De plus, le champ d'évaluation du moniteur du point de vue de la lutte anti-corruption est très étendu ; « de nature systémique et stratégique », selon un expert, « il excède largement le champ juridique, financier et comptable. »

Chaque année, le Moniteur remet au conseil d'administration de l'entreprise ainsi qu'aux autorités américaines, au Doj et à la SEC, un rapport confidentiel sur le dispositif interne anti-corruption mis en œuvre dans l'entreprise. Il faut savoir que le moniteur, qui émane généralement d'un cabinet d'avocats américain a, par son statut, l'obligation de révéler toute information susceptible d'intéresser la procédure.

Certes, jusqu'alors, sur la base de la « loi de blocage » du 14 juillet 1980 qui interdit la transmission de données sensibles à des autorités étrangères, la France a prévu que les rapports du moniteur puissent être transmis initialement au Service de contrôle et de prévention de la corruption (SCPC), à charge pour lui d'en transmettre tout ou partie au Doj ou à la Sec : Le SCPC a été désigné à deux reprises par les services du Premier ministre dans les dossiers impliquant des sociétés françaises, mais on voit bien les limites de ce dispositif.

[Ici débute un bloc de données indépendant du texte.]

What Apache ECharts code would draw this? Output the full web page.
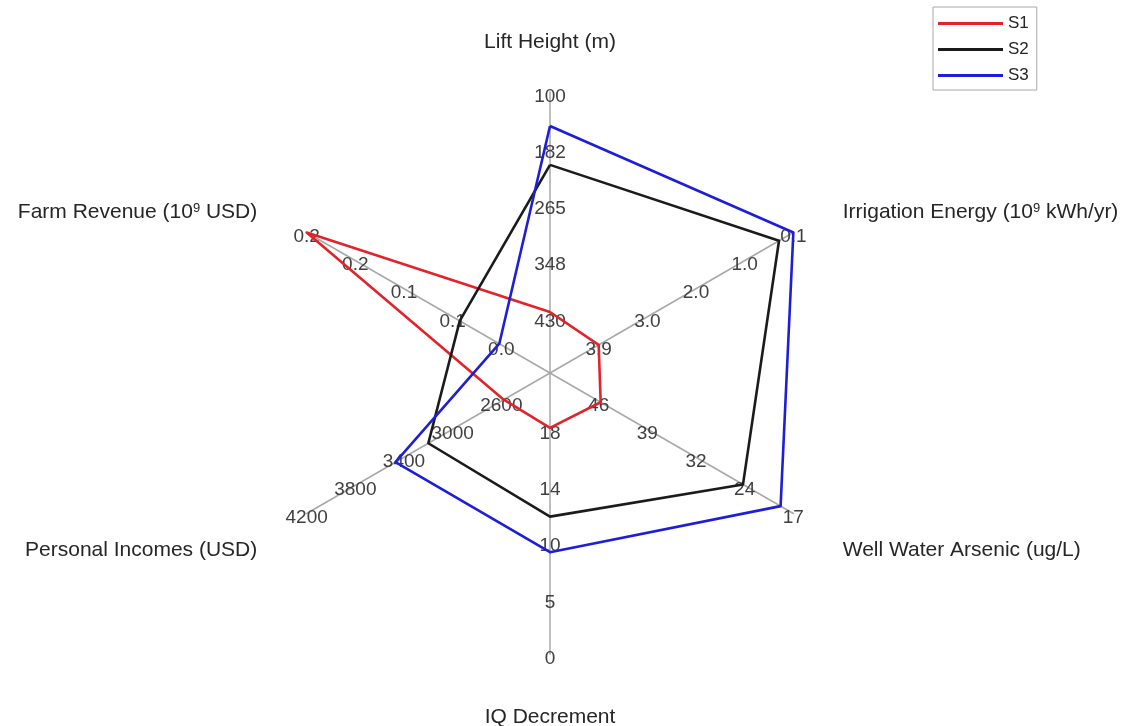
<!DOCTYPE html>
<html>
<head>
<meta charset="utf-8">
<script src="https://cdn.jsdelivr.net/npm/echarts@6/dist/echarts.min.js"></script>
<style>
  html, body { margin: 0; padding: 0; background: #fff; }
  #chart { width: 1130px; height: 726px; }
</style>
</head>
<body>
<div id="chart"></div>
<script>
// Spokes, listed clockwise from the top
const categories = [
  'Lift Height (m)',
  'Irrigation Energy (10{sup|9} kWh/yr)',
  'Well Water Arsenic (ug/L)',
  'IQ Decrement',
  'Personal Incomes (USD)',
  'Farm Revenue (10{sup|9} USD)'
];
// Value at the hub and at the rim of every spoke
const axisInner = [512.5, 4.85, 53.25, 23, 2200, 0];
const axisOuter = [100, 0.1, 17, 0.5, 4200, 0.24];
// Tick labels from the hub outwards
const tickLabels = [
  ['430', '348', '265', '182', '100'],
  ['3.9', '3.0', '2.0', '1.0', '0.1'],
  ['46', '39', '32', '24', '17'],
  ['18', '14', '10', '5', '0'],
  ['2600', '3000', '3400', '3800', '4200'],
  ['0.0', '0.1', '0.1', '0.2', '0.2']
];
const seriesNames = ['S1', 'S2', 'S3'];
const s1 = [423, 3.9, 45.7, 18.6, 2580, 0.24];
const s2 = [207, 0.38, 24.5, 11.5, 3200, 0.089];
const s3 = [150, 0.1, 18.9, 8.65, 3470, 0.05];
const seriesValues = [s1, s2, s3];
const seriesColors = ['#e3222a', '#1b1b1b', '#1e1ed8'];

const FONT = 'Liberation Sans, Arial, Helvetica, sans-serif';

// ECharts lays indicators out counter-clockwise, so walk the spokes in that order.
const order = [0, 5, 4, 3, 2, 1];
// Spokes whose values shrink outwards are negated so the scale grows from the hub.
const signs = axisInner.map((v, i) => (axisOuter[i] < v ? -1 : 1));
const nameGaps = { 0: 39, 3: 53 };

const indicator = order.map(i => {
  const min = signs[i] * axisInner[i];
  const max = signs[i] * axisOuter[i];
  const labels = tickLabels[i];
  const side = i !== 0 && i !== 3;
  return {
    name: categories[i],
    min: min,
    max: max,
    nameGap: nameGaps[i] !== undefined ? nameGaps[i] : 57,
    nameTextStyle: side ? { padding: [16, 0, 0, 0] } : {},
    axisLabel: {
      formatter: function (v) {
        const k = Math.round((v - min) / (max - min) * labels.length);
        return k <= 0 ? '' : labels[k - 1];
      }
    }
  };
});

const chart = echarts.init(document.getElementById('chart'));
chart.setOption({
  animation: false,
  backgroundColor: '#ffffff',
  textStyle: { fontFamily: FONT },
  legend: {
    orient: 'vertical',
    left: 933,
    top: 7,
    data: seriesNames,
    icon: 'rect',
    itemWidth: 65,
    itemHeight: 3,
    itemGap: 9,
    padding: [8, 8, 6, 5],
    borderColor: '#a8a8a8',
    borderWidth: 1,
    selectedMode: false,
    textStyle: { fontSize: 17, color: '#262626', fontFamily: FONT }
  },
  radar: {
    center: [550, 373],
    radius: 281,
    startAngle: 90,
    splitNumber: 5,
    shape: 'polygon',
    indicator: indicator,
    axisName: {
      color: '#262626',
      fontSize: 21,
      fontFamily: FONT,
      rich: {
        sup: { fontSize: 13, verticalAlign: 'top', color: '#262626', fontFamily: FONT }
      }
    },
    axisLine: { show: true, lineStyle: { color: '#a8a8a8', width: 1.5 } },
    axisTick: { show: false },
    splitLine: { show: false },
    splitArea: { show: false },
    axisLabel: {
      show: true,
      margin: 0,
      align: 'center',
      verticalAlign: 'top',
      lineHeight: 9,
      color: '#404040',
      fontSize: 19,
      fontFamily: FONT
    }
  },
  series: [{
    type: 'radar',
    symbol: 'none',
    data: seriesNames.map((name, s) => ({
      name: name,
      value: order.map(i => signs[i] * seriesValues[s][i]),
      lineStyle: { color: seriesColors[s], width: 2.6 },
      itemStyle: { color: seriesColors[s] }
    }))
  }]
});
</script>
</body>
</html>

Les autorités étrangères ont un accès quasiment illimité aux données de toutes natures de l'entreprise, ce qui ouvre un risque évident d'espionnage économique. Le dispositif américain de lutte contre la corruption fonctionne comme une véritable arme d'intelligence économique. Le rapport de la Délégation parlementaire au renseignement de décembre 2014 a mis en exergue le risque de captation par les États-Unis d'informations sensibles par le biais du processus de mise en conformité. La transmission des données s'assimile à la recherche de preuves et doit rester dans le cadre judiciaire français.

Il convient donc de subordonner la mise en place du moniteur à la décision d'un juge français et la transmission des informations doit relever également d'une procédure judiciaire nationale.

Le dispositif prévu par le présent projet de loi qui institue un Service chargé de la prévention et de l'aide à la détection de la corruption devrait écarter les procédures initiées par les autorités étrangères. Dans le cas contraire, il apparaît nécessaire de préciser la place du juge national.

Tel est l'objet de l'amendement qui vous est présenté.